Public Protector calls on leaders to balance truth and power
Public Protector Adv. Thuli Madonsela told delegates attending a UNISA conference themed “Christians Leadership in the Workplace: Local and Global Perspective” that effective leadership is about the balance of truth and power. In her address titled “The Role of Christian Leaders in Promoting Justice and Service Delivery in South Africa: A perspective on national, regional and local government”, the Public Protector said when negotiating truth and power the focus should not be on the person but on the propriety of the deed or action.
When she alluded to the challenges in government low cost / RDP housing scheme, she said the intention to provide houses was good but the hope and joy of beneficiaries were destroyed by the slow pace of delivery, fraud and corruption and shoddy work. She said those entrusted with public power and the control of public resources can use value based leadership to ensure that the pace of delivery is right and the quality is right. The Public Protector said for this to happen, the call to leaders in the public sector was, stick to the rules and treat wrongdoers the same. She emphasized the importance of understanding decision-making in the public sector as an act of stewardship which needs to take into account the needs and aspiration of the citizens as power givers.

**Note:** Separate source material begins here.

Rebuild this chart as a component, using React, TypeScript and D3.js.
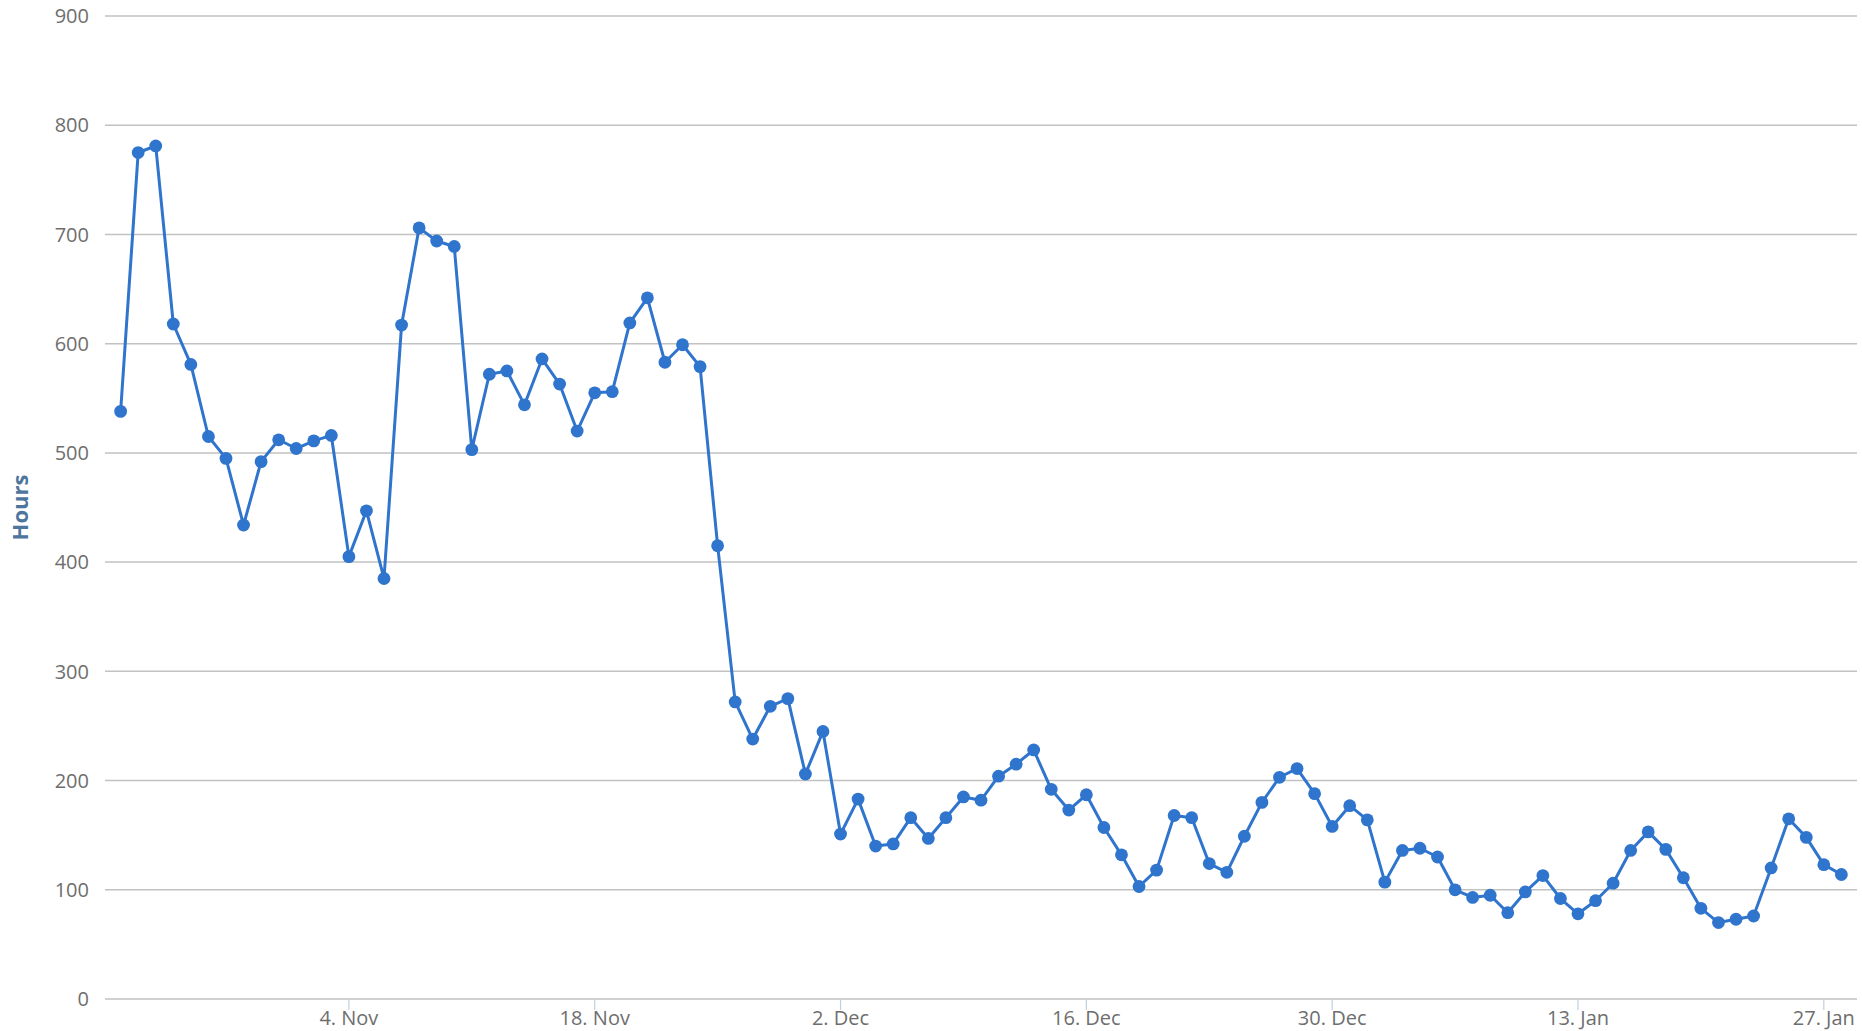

Having cautioned against the fusion of the state and religion, she highlighted faith based values such as the golden rule and ubuntu as important for responsive, fair and just decisions in the exercise of state power.
She advised that the Public Protector’s role is to speak truth to power. Value based decision-making in this institution seeks to ensure that the truth seeking exercise or investigation is characterised by integrity and that all parties deserve justice regardless of whether they are complainants or those accused of wrongdoing. She went on to elaborate on the powers of her office and to clarify how her office tries to manage the relationship between truth and power. She said the focus is always on what happened, what should have happened, is there a discrepancy and if there is a discrepancy does it constitute maladministration and if yes then what should be the remedy. She advised that consistency is also ensured through touch stones which involve the examination of and benchmarking against decisions on similar matters and thus preventing the creeping in of prejudice based on any person’s position be they a complainant or someone accused of wrongdoing.
The Public Protector highlighted the fact that the South African constitution affirms religious diversity and that the faith community can contribute towards ethical and value based decision in the exercise of state power and control over state resources and opportunities.
She called on the faith community to join as South Africa reflects on its successes and challenges on the eve of 20 years of democracy and contribute towards turning the tide in favour of good governance and just administrative action in all state affairs.